DATA EXCERPTS:
□ □ □ □ □
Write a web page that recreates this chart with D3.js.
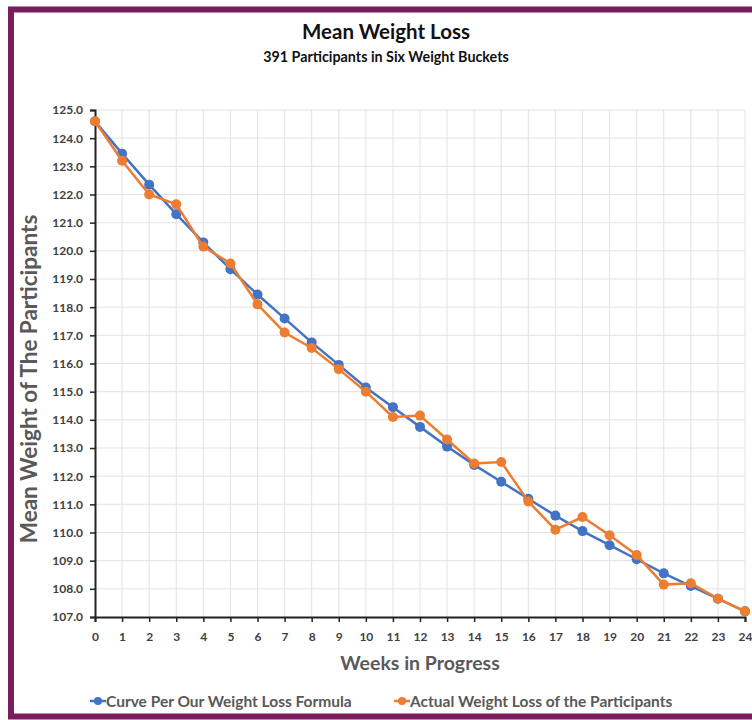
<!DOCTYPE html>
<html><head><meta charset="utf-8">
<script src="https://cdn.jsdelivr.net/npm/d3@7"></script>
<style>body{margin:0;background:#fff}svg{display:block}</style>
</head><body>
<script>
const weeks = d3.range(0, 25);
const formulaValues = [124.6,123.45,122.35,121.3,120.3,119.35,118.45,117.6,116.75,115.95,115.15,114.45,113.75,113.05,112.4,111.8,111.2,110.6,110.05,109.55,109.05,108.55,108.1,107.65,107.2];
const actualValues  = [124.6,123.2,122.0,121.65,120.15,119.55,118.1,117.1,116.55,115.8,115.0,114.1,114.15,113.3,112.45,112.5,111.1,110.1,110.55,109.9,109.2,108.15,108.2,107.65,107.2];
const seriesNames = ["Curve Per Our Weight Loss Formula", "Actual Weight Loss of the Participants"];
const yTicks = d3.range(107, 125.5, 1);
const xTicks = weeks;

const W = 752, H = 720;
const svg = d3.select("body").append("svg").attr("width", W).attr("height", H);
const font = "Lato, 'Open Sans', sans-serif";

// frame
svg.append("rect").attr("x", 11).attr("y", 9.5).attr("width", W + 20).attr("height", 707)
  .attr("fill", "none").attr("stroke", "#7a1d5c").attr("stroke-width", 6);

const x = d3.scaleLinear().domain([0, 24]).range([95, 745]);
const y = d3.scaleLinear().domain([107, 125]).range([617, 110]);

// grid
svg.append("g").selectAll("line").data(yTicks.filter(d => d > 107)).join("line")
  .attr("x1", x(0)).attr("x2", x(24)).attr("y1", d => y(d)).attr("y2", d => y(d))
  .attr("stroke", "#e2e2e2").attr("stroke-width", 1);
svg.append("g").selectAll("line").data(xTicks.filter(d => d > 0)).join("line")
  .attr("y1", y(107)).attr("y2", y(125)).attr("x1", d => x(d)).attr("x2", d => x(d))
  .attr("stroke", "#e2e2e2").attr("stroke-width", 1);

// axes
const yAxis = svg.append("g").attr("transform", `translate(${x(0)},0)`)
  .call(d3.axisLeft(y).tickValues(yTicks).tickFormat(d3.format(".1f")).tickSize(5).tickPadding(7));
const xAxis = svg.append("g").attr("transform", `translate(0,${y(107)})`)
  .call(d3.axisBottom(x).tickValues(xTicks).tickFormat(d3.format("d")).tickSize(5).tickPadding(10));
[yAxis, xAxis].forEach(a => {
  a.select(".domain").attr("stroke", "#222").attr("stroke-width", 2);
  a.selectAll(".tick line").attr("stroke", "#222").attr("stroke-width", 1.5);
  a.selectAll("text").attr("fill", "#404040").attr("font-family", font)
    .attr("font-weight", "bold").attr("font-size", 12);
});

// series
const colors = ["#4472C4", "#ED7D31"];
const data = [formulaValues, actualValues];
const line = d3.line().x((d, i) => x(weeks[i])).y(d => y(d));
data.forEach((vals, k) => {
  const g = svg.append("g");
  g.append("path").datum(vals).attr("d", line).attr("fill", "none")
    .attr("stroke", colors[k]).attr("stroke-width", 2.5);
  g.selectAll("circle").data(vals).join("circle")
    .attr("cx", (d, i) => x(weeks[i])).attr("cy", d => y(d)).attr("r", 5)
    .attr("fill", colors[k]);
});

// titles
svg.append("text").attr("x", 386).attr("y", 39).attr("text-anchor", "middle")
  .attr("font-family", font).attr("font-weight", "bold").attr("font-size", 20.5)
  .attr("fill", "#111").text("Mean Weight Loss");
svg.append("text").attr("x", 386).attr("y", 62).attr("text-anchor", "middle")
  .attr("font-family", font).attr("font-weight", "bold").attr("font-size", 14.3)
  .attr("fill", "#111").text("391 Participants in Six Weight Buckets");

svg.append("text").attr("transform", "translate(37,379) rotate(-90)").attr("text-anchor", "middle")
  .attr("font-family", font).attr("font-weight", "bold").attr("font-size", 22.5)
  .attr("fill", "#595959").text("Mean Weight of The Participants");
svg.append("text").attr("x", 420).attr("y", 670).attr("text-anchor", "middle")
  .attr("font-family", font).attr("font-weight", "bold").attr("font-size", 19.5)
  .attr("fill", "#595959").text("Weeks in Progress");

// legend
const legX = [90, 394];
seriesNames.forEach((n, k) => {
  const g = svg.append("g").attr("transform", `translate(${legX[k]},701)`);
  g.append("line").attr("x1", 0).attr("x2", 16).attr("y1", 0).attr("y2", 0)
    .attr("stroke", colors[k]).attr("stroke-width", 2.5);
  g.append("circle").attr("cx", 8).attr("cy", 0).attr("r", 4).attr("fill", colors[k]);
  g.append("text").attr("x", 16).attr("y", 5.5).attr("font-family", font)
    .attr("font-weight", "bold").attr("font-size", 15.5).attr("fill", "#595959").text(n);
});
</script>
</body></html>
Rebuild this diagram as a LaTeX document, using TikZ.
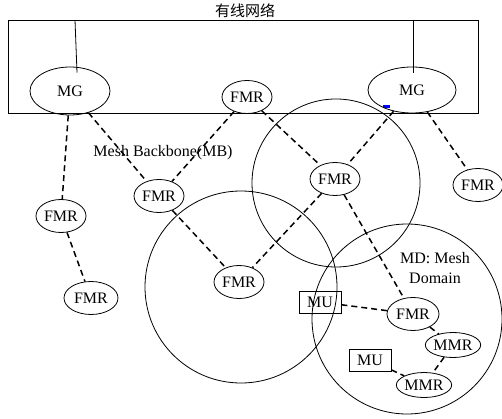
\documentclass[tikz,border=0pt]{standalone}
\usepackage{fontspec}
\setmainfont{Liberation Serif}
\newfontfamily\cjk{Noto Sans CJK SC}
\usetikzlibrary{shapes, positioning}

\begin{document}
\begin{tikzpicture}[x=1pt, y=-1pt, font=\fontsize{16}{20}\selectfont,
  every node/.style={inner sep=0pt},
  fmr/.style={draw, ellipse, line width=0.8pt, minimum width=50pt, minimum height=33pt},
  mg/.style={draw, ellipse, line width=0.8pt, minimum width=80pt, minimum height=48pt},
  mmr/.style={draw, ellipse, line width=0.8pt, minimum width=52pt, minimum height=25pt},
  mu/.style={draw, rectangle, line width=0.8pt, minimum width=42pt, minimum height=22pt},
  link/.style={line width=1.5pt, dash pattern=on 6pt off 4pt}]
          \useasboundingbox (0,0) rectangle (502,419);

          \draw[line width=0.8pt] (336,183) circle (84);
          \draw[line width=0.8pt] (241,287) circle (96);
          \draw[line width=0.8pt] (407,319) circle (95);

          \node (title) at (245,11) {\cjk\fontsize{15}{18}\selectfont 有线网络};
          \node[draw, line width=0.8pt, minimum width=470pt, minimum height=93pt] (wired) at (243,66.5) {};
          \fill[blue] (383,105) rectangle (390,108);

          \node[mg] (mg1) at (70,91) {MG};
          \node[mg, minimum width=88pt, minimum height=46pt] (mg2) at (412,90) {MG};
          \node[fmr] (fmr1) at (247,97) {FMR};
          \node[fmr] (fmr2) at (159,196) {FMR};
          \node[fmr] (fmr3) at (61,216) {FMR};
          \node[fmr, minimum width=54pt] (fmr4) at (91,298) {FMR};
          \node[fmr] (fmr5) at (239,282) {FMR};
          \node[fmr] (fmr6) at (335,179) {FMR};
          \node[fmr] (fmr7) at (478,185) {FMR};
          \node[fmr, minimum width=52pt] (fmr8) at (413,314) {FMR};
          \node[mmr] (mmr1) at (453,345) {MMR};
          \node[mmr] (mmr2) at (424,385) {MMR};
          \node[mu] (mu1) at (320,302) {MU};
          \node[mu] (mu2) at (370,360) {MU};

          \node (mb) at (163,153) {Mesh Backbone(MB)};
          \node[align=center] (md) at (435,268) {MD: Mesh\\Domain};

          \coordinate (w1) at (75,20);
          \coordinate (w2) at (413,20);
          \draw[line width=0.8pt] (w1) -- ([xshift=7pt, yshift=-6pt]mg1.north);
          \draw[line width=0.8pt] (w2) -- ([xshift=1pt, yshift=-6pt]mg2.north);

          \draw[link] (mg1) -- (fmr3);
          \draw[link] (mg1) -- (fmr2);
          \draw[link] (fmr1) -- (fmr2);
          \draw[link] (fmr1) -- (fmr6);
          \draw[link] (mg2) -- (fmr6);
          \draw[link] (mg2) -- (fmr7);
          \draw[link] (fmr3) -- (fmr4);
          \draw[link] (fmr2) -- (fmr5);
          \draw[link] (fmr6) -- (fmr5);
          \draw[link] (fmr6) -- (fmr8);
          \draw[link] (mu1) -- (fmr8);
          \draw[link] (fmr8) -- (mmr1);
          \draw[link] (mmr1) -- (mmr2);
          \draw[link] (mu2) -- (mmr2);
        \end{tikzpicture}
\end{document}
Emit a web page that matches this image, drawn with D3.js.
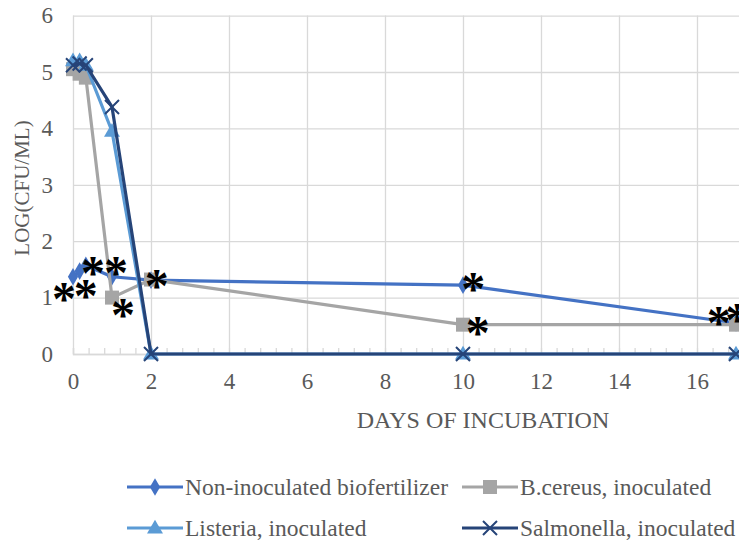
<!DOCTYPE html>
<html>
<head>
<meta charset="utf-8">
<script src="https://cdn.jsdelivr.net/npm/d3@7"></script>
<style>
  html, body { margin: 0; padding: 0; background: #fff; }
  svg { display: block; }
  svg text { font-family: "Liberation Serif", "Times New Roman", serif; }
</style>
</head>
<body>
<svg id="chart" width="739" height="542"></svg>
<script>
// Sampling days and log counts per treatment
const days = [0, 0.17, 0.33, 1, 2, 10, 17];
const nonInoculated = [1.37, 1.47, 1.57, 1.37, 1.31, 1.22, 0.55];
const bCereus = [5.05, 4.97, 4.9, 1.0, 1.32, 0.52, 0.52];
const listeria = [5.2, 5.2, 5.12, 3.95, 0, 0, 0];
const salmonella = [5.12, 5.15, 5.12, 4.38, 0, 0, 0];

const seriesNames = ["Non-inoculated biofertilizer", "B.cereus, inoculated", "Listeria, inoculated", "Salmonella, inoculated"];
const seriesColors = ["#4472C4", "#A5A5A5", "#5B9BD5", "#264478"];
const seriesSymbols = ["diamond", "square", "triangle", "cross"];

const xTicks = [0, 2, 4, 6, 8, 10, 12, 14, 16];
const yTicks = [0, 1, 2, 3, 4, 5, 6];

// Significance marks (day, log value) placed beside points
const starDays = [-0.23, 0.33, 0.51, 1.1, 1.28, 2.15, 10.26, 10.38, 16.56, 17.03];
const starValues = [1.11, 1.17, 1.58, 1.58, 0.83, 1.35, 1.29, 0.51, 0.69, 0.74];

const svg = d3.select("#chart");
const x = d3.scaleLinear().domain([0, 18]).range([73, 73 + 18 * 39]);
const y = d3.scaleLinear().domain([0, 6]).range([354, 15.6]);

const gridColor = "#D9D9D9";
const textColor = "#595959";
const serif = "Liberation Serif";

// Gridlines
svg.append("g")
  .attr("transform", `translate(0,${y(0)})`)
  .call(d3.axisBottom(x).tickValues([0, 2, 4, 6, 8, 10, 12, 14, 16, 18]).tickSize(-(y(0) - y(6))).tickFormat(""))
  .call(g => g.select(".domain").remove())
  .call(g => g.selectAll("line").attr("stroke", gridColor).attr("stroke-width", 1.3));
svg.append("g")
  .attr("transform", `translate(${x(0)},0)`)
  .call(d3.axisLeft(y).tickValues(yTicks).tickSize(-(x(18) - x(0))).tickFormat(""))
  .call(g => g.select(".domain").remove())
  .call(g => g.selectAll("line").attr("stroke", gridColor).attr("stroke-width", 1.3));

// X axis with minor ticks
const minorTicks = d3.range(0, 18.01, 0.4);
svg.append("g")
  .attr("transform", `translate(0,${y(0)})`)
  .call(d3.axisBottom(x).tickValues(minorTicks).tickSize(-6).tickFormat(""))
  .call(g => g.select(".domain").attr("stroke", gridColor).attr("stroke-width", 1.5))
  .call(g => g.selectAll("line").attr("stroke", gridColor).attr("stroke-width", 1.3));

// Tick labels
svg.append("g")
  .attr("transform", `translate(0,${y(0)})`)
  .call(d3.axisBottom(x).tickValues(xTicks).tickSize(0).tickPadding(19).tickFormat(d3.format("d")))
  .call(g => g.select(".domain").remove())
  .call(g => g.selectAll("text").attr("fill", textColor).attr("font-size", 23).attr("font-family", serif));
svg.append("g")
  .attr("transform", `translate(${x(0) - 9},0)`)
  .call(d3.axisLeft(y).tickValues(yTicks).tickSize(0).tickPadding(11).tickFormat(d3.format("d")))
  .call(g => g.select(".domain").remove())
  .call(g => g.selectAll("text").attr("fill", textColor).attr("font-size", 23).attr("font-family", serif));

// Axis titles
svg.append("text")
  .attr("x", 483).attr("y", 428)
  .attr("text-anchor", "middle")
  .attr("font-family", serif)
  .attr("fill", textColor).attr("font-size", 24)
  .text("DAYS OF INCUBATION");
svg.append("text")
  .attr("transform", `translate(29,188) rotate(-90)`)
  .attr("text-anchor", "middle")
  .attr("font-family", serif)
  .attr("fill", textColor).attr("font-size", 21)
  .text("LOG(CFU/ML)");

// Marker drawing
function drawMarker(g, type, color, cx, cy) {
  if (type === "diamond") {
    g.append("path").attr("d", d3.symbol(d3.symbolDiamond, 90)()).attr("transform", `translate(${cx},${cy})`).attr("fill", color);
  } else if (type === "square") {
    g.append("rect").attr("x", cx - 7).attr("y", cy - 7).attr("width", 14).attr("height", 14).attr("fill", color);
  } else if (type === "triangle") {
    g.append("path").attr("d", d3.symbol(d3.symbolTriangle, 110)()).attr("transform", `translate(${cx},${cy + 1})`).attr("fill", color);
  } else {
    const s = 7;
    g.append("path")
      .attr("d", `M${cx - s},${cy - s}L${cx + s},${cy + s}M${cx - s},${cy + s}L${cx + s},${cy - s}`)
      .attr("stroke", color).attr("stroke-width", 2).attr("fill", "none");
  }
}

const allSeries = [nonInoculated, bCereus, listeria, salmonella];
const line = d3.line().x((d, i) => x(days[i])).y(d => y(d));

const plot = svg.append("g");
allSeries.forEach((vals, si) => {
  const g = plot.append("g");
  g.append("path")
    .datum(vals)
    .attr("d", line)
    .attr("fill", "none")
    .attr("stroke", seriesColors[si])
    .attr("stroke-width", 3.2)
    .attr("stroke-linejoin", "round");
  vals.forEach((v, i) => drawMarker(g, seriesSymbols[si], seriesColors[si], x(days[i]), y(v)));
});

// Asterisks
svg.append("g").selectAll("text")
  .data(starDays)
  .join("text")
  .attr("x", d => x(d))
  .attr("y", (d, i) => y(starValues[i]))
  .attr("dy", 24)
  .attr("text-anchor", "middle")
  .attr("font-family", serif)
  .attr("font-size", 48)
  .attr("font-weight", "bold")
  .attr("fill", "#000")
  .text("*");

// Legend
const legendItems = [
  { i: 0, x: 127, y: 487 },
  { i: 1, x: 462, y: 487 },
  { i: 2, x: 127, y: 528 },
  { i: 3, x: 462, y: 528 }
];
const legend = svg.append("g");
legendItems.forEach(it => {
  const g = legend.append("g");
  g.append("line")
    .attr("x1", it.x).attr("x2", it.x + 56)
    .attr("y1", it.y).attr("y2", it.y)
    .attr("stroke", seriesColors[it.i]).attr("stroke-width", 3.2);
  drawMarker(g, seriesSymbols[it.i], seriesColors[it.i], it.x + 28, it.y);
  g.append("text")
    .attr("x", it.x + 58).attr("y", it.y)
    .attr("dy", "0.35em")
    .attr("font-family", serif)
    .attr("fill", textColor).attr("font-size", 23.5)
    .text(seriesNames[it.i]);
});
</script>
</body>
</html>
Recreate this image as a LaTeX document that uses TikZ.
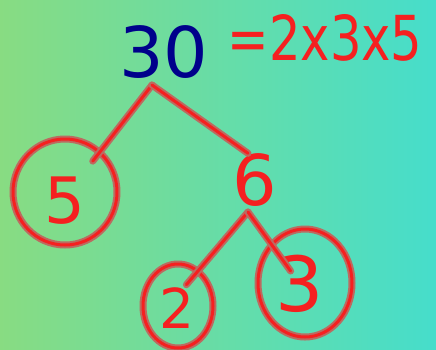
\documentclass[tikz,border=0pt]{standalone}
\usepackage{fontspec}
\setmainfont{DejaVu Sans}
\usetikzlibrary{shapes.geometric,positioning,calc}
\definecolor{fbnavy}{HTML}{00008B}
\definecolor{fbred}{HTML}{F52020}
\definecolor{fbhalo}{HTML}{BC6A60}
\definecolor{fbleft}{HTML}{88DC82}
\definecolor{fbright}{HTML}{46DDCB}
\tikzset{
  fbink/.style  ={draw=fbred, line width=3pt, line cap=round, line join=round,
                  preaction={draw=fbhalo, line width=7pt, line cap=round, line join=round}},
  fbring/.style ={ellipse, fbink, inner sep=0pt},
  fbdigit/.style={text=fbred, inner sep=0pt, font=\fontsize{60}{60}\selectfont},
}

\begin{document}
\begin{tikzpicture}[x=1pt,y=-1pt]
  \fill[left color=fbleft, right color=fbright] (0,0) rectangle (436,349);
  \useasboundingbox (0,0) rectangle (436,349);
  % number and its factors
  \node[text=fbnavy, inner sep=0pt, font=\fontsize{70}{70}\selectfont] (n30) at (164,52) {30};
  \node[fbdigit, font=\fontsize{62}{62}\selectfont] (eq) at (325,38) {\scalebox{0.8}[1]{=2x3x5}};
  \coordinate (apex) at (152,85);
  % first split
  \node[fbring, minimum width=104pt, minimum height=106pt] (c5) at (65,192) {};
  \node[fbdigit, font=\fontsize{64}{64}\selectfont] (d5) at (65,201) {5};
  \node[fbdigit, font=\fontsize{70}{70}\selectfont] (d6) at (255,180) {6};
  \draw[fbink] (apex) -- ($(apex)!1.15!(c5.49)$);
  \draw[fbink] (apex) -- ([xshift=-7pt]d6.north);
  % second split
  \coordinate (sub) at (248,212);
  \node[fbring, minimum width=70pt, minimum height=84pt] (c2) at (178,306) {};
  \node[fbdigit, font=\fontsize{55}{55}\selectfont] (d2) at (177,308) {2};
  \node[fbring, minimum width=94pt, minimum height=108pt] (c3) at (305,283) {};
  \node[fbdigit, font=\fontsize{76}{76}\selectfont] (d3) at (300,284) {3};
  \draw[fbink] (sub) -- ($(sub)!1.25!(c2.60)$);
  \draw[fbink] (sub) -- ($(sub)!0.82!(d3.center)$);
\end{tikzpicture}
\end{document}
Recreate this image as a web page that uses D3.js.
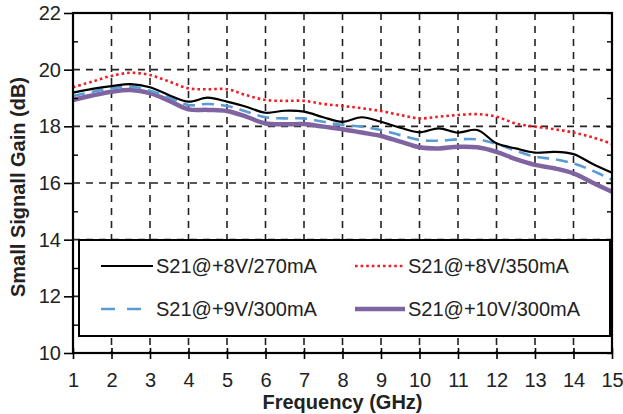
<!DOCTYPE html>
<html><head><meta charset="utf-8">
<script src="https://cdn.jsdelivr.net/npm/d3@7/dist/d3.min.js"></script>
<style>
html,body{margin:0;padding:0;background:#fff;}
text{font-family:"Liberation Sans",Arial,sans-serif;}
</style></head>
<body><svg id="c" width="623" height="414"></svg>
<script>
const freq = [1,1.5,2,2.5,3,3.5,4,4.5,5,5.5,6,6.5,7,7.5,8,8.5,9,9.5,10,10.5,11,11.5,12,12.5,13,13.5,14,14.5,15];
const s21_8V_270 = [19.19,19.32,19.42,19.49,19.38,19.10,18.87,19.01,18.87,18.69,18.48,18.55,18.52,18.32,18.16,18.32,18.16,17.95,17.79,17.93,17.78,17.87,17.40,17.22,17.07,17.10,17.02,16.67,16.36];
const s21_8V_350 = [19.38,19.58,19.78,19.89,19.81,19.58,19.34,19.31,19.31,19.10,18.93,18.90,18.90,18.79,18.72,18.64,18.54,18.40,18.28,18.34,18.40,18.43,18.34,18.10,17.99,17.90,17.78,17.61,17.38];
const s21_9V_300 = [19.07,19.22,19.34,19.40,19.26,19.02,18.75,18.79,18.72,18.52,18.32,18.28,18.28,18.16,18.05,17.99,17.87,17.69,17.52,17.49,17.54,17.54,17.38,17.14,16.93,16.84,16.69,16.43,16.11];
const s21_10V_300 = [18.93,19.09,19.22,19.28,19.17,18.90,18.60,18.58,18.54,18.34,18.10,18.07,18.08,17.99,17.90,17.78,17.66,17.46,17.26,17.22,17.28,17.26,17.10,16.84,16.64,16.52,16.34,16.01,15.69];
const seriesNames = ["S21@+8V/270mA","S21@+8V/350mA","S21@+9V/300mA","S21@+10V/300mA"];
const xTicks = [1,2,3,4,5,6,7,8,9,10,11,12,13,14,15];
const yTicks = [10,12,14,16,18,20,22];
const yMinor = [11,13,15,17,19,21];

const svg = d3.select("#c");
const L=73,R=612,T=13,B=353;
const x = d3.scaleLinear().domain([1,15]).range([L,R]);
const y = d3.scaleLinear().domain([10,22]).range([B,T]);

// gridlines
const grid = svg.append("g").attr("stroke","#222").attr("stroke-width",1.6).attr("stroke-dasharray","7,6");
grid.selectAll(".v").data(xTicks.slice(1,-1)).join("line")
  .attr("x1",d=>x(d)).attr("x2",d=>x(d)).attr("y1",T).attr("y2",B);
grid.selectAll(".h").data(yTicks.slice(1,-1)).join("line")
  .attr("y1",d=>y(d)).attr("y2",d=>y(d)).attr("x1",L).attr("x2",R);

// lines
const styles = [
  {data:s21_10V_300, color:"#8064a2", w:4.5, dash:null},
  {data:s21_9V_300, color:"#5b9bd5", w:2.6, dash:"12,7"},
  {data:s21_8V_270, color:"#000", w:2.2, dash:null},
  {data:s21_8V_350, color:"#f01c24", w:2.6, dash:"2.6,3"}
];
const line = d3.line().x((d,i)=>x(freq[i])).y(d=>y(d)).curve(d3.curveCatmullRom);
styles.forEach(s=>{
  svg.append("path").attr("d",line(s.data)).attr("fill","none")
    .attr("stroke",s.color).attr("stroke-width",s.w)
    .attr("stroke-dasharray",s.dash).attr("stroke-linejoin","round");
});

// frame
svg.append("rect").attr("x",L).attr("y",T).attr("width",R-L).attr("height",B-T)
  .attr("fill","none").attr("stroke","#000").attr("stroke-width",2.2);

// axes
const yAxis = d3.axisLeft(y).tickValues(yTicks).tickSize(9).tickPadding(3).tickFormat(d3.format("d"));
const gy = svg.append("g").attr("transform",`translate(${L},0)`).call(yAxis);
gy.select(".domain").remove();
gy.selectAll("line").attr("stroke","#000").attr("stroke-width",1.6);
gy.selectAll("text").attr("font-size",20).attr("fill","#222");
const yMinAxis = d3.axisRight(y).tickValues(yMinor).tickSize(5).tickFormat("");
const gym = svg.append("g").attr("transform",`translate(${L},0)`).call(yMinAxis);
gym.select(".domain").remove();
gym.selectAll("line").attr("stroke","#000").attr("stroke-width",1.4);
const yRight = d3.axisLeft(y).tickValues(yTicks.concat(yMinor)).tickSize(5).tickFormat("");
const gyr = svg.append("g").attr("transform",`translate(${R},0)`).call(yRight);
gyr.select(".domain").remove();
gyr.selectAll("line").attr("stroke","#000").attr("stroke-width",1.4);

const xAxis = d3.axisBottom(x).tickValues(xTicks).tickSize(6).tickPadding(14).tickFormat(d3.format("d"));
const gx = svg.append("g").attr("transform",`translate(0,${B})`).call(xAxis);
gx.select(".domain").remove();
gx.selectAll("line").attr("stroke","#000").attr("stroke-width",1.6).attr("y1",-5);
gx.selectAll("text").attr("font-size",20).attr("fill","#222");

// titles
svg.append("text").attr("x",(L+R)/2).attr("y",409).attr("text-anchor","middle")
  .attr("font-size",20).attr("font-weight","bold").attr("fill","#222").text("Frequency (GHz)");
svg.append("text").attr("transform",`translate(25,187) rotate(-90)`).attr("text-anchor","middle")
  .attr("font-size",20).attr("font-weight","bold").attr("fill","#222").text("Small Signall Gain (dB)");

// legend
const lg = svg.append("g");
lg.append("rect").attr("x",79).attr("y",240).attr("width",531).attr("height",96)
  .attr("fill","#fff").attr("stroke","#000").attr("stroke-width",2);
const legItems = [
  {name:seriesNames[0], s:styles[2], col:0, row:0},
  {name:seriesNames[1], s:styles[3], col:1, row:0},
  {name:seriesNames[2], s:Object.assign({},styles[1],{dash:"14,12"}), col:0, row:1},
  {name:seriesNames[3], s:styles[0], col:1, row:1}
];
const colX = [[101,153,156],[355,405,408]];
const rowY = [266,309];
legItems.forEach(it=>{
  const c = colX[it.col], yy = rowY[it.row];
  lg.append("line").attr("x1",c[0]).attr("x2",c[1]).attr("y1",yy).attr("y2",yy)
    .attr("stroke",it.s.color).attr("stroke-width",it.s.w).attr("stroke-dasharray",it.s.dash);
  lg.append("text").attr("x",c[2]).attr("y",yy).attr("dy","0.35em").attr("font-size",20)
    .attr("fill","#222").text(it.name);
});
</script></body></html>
□ □ □ □ □
INSTRUCTION: Above are some records; extract exactly the lines from the one containing "Emit a web page" through the one containing "const yTicks = [0, 1, 2, 3, 4, 5, 6];" and drop the pictures.

COMPLETE RESPONSE:
Emit a web page that matches this image, drawn with D3.js.
<!DOCTYPE html>
<html>
<head>
<meta charset="utf-8">
<script src="https://cdn.jsdelivr.net/npm/d3@7"></script>
<style>
  html, body { margin: 0; padding: 0; background: #fff; }
  svg { display: block; }
  svg text { font-family: "Liberation Serif", "Times New Roman", serif; }
</style>
</head>
<body>
<svg id="chart" width="739" height="542"></svg>
<script>
// Sampling days and log counts per treatment
const days = [0, 0.17, 0.33, 1, 2, 10, 17];
const nonInoculated = [1.37, 1.47, 1.57, 1.37, 1.31, 1.22, 0.55];
const bCereus = [5.05, 4.97, 4.9, 1.0, 1.32, 0.52, 0.52];
const listeria = [5.2, 5.2, 5.12, 3.95, 0, 0, 0];
const salmonella = [5.12, 5.15, 5.12, 4.38, 0, 0, 0];

const seriesNames = ["Non-inoculated biofertilizer", "B.cereus, inoculated", "Listeria, inoculated", "Salmonella, inoculated"];
const seriesColors = ["#4472C4", "#A5A5A5", "#5B9BD5", "#264478"];
const seriesSymbols = ["diamond", "square", "triangle", "cross"];

const xTicks = [0, 2, 4, 6, 8, 10, 12, 14, 16];
const yTicks = [0, 1, 2, 3, 4, 5, 6];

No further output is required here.